For creating more advanced visualizations in Kibana, refer to Kibana Guide on Visualizations.

  1. Custom Dashboard:
    • Create a heatmap showing error frequency over time.
    • Add pie charts to show log distribution by ProcessName.
  2. Alerts:
    • Set alerts for ERROR or FATAL messages using Kibana’s alerting feature.
  3. Detailed Steps for Advanced Visualization:
    • Use the Kibana Lens feature to create a time-series visualization of error logs.
    • Combine filters to focus on critical severities like ERROR and FATAL.

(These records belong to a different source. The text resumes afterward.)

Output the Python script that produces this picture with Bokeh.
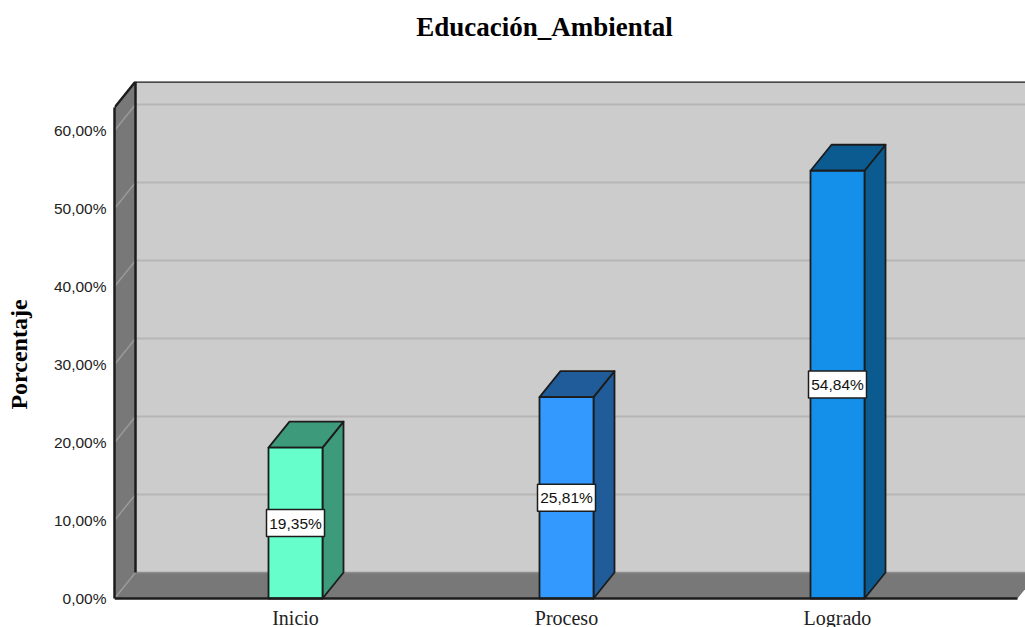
from bokeh.embed import file_html
from bokeh.resources import INLINE
from bokeh.plotting import figure
from bokeh.models import FixedTicker, Label, Range1d
from bokeh.core.properties import value

title = "Educación_Ambiental"
y_title = "Porcentaje"
categories = ["Inicio", "Proceso", "Logrado"]
percentages = [19.35, 25.81, 54.84]
y_ticks = [0, 10, 20, 30, 40, 50, 60]
front_colors = ["#66FFCC", "#3399FF", "#1490EA"]
shade_colors = ["#3D9A7B", "#1F5C99", "#0B5A90"]

WALL = "#787878"
BACK = "#CCCCCC"
EDGE = "#1C1C1C"
GRID = "#B6B6B6"
WALL_GRID = "#9A9A9A"

# Scales: one category step is 271 px, one percent is 7.8 px.
X_PX, Y_PX = 271.0, 7.8
x_start = -(295 - 114) / X_PX
x_end = (1025 - 295) / X_PX
y_top = (598 - 81) / Y_PX
y_bottom = -(627 - 598) / Y_PX   # room under zero for the category labels

# Oblique depth of the 3D box, and half the width of a bar, in data units.
DX, DY = 21 / X_PX, 26 / Y_PX
HALF = 27 / X_PX
x_right = (1017 - 295) / X_PX

p = figure(width=1025, height=627, output_backend="svg", toolbar_location=None,
           x_range=Range1d(x_start, x_end), y_range=Range1d(y_bottom, y_top),
           min_border_left=114, min_border_right=0, min_border_top=81, min_border_bottom=0,
           border_fill_color="white", background_fill_color=None, outline_line_color=None)
p.grid.visible = False

# Back wall, floor and side wall
p.patch([x_start + DX, x_right + DX, x_right + DX, x_start + DX], [DY, DY, y_top, y_top],
        fill_color=BACK, line_color=None)
p.patch([x_start, x_right, x_right + DX, x_start + DX], [0, 0, DY, DY],
        fill_color=WALL, line_color=None)
p.line([x_start + DX, x_right + DX], [DY, DY], line_color="#8E8E8E", line_width=1.5)

p.patch([x_start, x_start + DX, x_start + DX, x_start], [0, DY, y_top, y_top - DY],
        fill_color=WALL, line_color=None)

# Gridlines run along the back wall and slant down the side wall
for t in y_ticks:
    if t > 0:
        p.line([x_start + DX, x_right + DX], [t + DY, t + DY], line_color=GRID, line_width=2)
    p.line([x_start, x_start + DX], [t, t + DY], line_color=WALL_GRID, line_width=1.5)

p.line([x_start + DX, x_start + DX], [DY, y_top], line_color=EDGE, line_width=2.5)
p.line([x_start + DX, x_right + DX], [y_top, y_top], line_color=EDGE, line_width=2.5)
p.line([x_start, x_start + DX], [y_top - DY, y_top], line_color=EDGE, line_width=2.5)

# Bars: front face, top and right side
for i, v in enumerate(percentages):
    l, r = i - HALF, i + HALF
    p.patch([r, r + DX, r + DX, r], [0, DY, v + DY, v], fill_color=shade_colors[i],
            line_color=EDGE, line_width=1.8, line_join="round")
    p.patch([l, r, r + DX, l + DX], [v, v, v + DY, v + DY], fill_color=shade_colors[i],
            line_color=EDGE, line_width=1.8, line_join="round")
    p.patch([l, r, r, l], [0, 0, v, v], fill_color=front_colors[i],
            line_color=EDGE, line_width=1.8, line_join="round")

# Value labels sit at the middle of each bar
xs = list(range(len(percentages)))
mids = [v / 2 for v in percentages]
texts = [f"{v:.2f}%".replace(".", ",") for v in percentages]
p.rect(xs, mids, width=58, height=27, width_units="screen", height_units="screen",
       fill_color="white", line_color=EDGE, line_width=1.5)
p.text(xs, mids, text=texts, text_align="center", text_baseline="middle",
       text_font=value("Liberation Sans"), text_font_size="15.5px", text_color="#111111")

# Axes
p.yaxis.axis_label = y_title
p.yaxis.axis_label_standoff = 19
p.yaxis.axis_label_text_font = "Liberation Serif"
p.yaxis.axis_label_text_font_size = "24px"
p.yaxis.axis_label_text_font_style = "bold"
p.yaxis.axis_label_text_color = "#000000"
p.yaxis.ticker = FixedTicker(ticks=y_ticks)
p.yaxis.major_label_overrides = {t: f"{t},00%" for t in y_ticks}
p.yaxis.major_tick_line_color = None
p.yaxis.minor_tick_line_color = None
p.yaxis.major_label_standoff = 2
p.yaxis.major_label_text_font = "Liberation Sans"
p.yaxis.major_label_text_font_size = "15.5px"
p.yaxis.major_label_text_color = "#222222"
p.yaxis.axis_line_color = EDGE
p.yaxis.axis_line_width = 2.5
p.yaxis.bounds = (0, y_top - DY)

# Pinned to zero; the category labels fall in the frame's strip below the axis
p.xaxis.fixed_location = 0
p.xaxis.ticker = FixedTicker(ticks=xs)
p.xaxis.major_label_overrides = {i: c for i, c in enumerate(categories)}
p.xaxis.major_tick_line_color = None
p.xaxis.minor_tick_line_color = None
p.xaxis.major_label_standoff = 2
p.xaxis.major_label_text_font = "Liberation Serif"
p.xaxis.major_label_text_font_size = "20px"
p.xaxis.major_label_text_color = "#222222"
p.xaxis.axis_line_color = EDGE
p.xaxis.axis_line_width = 2.5
p.xaxis.bounds = (x_start, x_right)

# Chart title, in the panel above the frame and placed in canvas pixels
p.add_layout(Label(x=544, y=26, x_units="canvas", y_units="canvas", text=title,
                   text_align="center", text_baseline="middle",
                   text_font="Liberation Serif", text_font_size="27px",
                   text_font_style="bold", text_color="#000000"), "above")

open("out.html", "w").write(file_html(p, INLINE))
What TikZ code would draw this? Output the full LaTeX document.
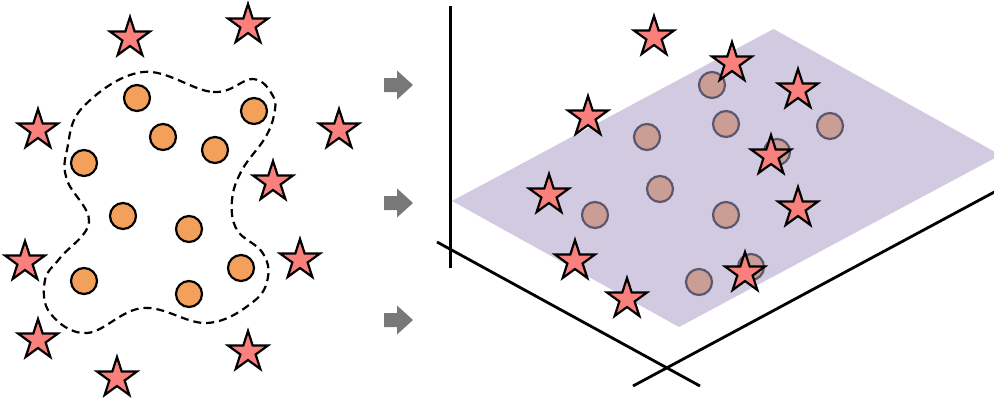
\documentclass[tikz,border=0pt]{standalone}
\usetikzlibrary{shapes.geometric}
\definecolor{dotfill}{RGB}{242,160,90}
\definecolor{starfill}{RGB}{250,128,125}
\definecolor{planefill}{RGB}{172,158,198}
\definecolor{arrowgray}{RGB}{120,120,120}
\tikzset{
  dot/.style={circle, draw=black, fill=dotfill, line width=2.2pt, minimum size=26pt, inner sep=0pt},
  starnode/.style={star, star points=5, star point ratio=2.618, draw=black, fill=starfill,
                   line width=2.2pt, minimum size=42pt, inner sep=0pt, miter limit=6},
  axisline/.style={line width=2.8pt, black},
  blob/.style={dashed, dash pattern=on 8pt off 5pt, line width=2.2pt},
  fatarrow/.style={fill=arrowgray, draw=none},
}
\begin{document}
\begin{tikzpicture}[x=1pt, y=-1pt]
\useasboundingbox (0,0) rectangle (994,399);

% ---------- left panel: points in the input space ----------
\draw[blob] plot[smooth cycle, tension=0.65] coordinates {
  (143,72) (213,92) (253,79) (273,96) (274,115) (265,138) (242,170)
  (232,200) (237,230) (262,252) (268,277) (253,302) (207,323)
  (143,308) (87,333) (50,313) (45,280) (60,258) (89,222)
  (67,180) (67,150) (83,107)};

\foreach \n/\x/\y in {1/137/98, 2/254/111, 3/163/137, 4/215/150, 5/84/163,
                      6/123/216, 7/189/229, 8/241/268, 9/84/281, 10/189/294}
  \node[dot] (lc\n) at (\x,\y) {};

\foreach \n/\x/\y in {1/130/38, 2/248/25, 3/38/130, 4/339/130, 5/273/182,
                      6/25/262, 7/300/260, 8/38/340, 9/248/352, 10/117/378}
  \node[starnode] (ls\n) at (\x,\y) {};

% ---------- mapping arrows ----------
\foreach \n/\c in {1/85, 2/203, 3/320}
  \fill[fatarrow] (384,\c-7) -- (397,\c-7) -- (397,\c-14.5) -- (413,\c)
                  -- (397,\c+14.5) -- (397,\c+7) -- (384,\c+7) -- cycle;

% ---------- right panel: feature space ----------
\coordinate (vtop) at (450.5,6);
\coordinate (vbot) at (450.5,268);
\coordinate (aA) at (437,242);
\coordinate (aB) at (700,386);
\coordinate (bA) at (633,386);
\coordinate (bB) at (1000,189);
\draw[axisline] (vtop) -- (vbot);
\draw[axisline] (aA) -- (aB);
\draw[axisline] (bA) -- (bB);

\foreach \n/\x/\y in {1/712/85, 2/647/137, 3/726/124, 4/830/126, 5/777/152,
                      6/660/189, 7/595/215, 8/726/215, 9/751/267, 10/699/282}
  \node[dot] (rc\n) at (\x,\y) {};

% separating plane, translucent over the inner points
\coordinate (pL) at (452,201);
\coordinate (pT) at (773.5,29);
\coordinate (pR) at (1000.5,155);
\coordinate (pB) at (679,327);
\fill[planefill, fill opacity=0.55] (pL) -- (pT) -- (pR) -- (pB) -- cycle;

\foreach \n/\x/\y in {1/654/37, 2/732/63, 3/798/90, 4/588/117, 5/771/156,
                      6/549/195, 7/798/208, 8/575/261, 9/745/273, 10/627/299}
  \node[starnode] (rs\n) at (\x,\y) {};
\end{tikzpicture}
\end{document}
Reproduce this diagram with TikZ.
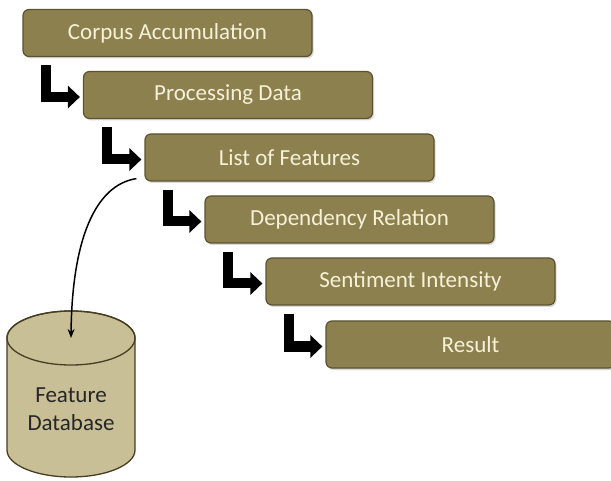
\documentclass[tikz,border=0pt]{standalone}
\usepackage{fontspec}
\setmainfont{Carlito}
\usetikzlibrary{arrows.meta,shadows}
\definecolor{boxfill}{RGB}{140,128,78}
\definecolor{boxline}{RGB}{92,82,48}
\definecolor{boxtext}{RGB}{246,241,216}
\definecolor{dbfill}{RGB}{201,191,150}
\definecolor{dbline}{RGB}{70,62,36}
\tikzset{
  stagebox/.style={draw=boxline, line width=1.2pt, fill=boxfill, rounded corners=6pt,
    minimum width=289pt, minimum height=47pt, inner sep=0pt, text=boxtext,
    font=\fontsize{23}{27}\selectfont,
    drop shadow={shadow xshift=1.5pt, shadow yshift=-2pt, opacity=0.3}},
  stepL/.style={line width=10pt, black, -{Triangle[length=12pt,width=22pt]}},
  feedarrow/.style={line width=1.5pt, black, -{Stealth[length=9pt,width=7pt]}},
  dbtext/.style={text=black!85, font=\fontsize{23}{28}\selectfont, align=center}
}
\begin{document}
\begin{tikzpicture}[x=1pt,y=1pt]
\useasboundingbox (0,0) rectangle (611,480);
\node[stagebox] (b1) at (167.5,447) {Corpus Accumulation};
\node[stagebox] (b2) at (228,385) {Processing Data};
\node[stagebox] (b3) at (289.5,322.5) {List of Features};
\node[stagebox] (b4) at (349.5,260.5) {Dependency Relation};
\node[stagebox] (b5) at (410.5,198.5) {Sentiment Intensity};
\node[stagebox] (b6) at (470.5,135.5) {Result};
\foreach \a/\b in {b1/b2,b2/b3,b3/b4,b4/b5,b5/b6}{
  \draw[stepL] ([xshift=24pt,yshift=-8pt]\a.south west) |- ([xshift=-3pt,yshift=-2pt]\b.west);
}
% cylinder
\path[fill=dbfill, draw=dbline, line width=1.3pt]
  (7,142) -- (7,30) arc[start angle=180,end angle=360,x radius=64,y radius=27]
  -- (135,142) arc[start angle=0,end angle=180,x radius=64,y radius=27] -- cycle;
\draw[dbline, line width=1.3pt] (71,142) ellipse[x radius=64,y radius=27];
\coordinate (dbtop) at (71,142);
\node[dbtext] (db) at (71,71) {Feature\\Database};
\draw[feedarrow] ([xshift=-8pt,yshift=3pt]b3.south west) .. controls (95,295) and (72,240) .. (dbtop);
\end{tikzpicture}
\end{document}
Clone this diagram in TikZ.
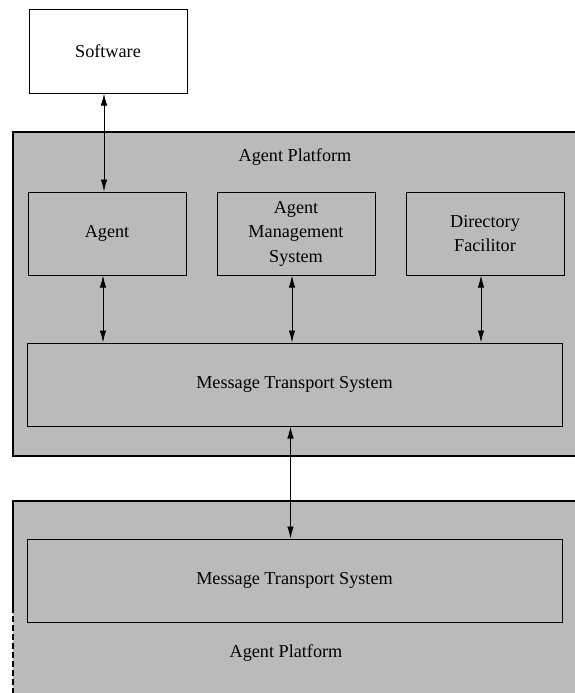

Example for Debugging Specific Job

A “job” is a task submitted to the Conversion Service which can contain one or more files. When jobs are submitted to the Conversion Service, the logs will look something like this:

2024-12-11 16:40:53 2024-12-11 15:40:53.0595,INFO,job3_ekdh4fjuwiv,"Added file ""example.webp"" (id ""2dffplrzb0r-0-vyrbh5cy24q"") to job ""job3_ekdh4fjuwiv""",,::ffff:172.19.0.3
2024-12-11 16:40:53 2024-12-11 15:40:53.0668,INFO,job3_ekdh4fjuwiv,"Starting job ""job3_ekdh4fjuwiv""",,::ffff:172.19.0.3
2024-12-11 16:40:53 2024-12-11 15:40:53.6953,INFO,job3_ekdh4fjuwiv,"Job ""job3_ekdh4fjuwiv"" has finished",,::ffff:172.19.0.3

This means you can use a query like the following to find all logs related to a specific JobID:

GET /conversion-service-logs/_search
{
  "query": {
    "match": {
      "JobID": "12345"
    }
  }
}

Similar tracking can be done using the REST endpoint for the Conversion Service - “Get Job Info” although this only shows the current status of the job.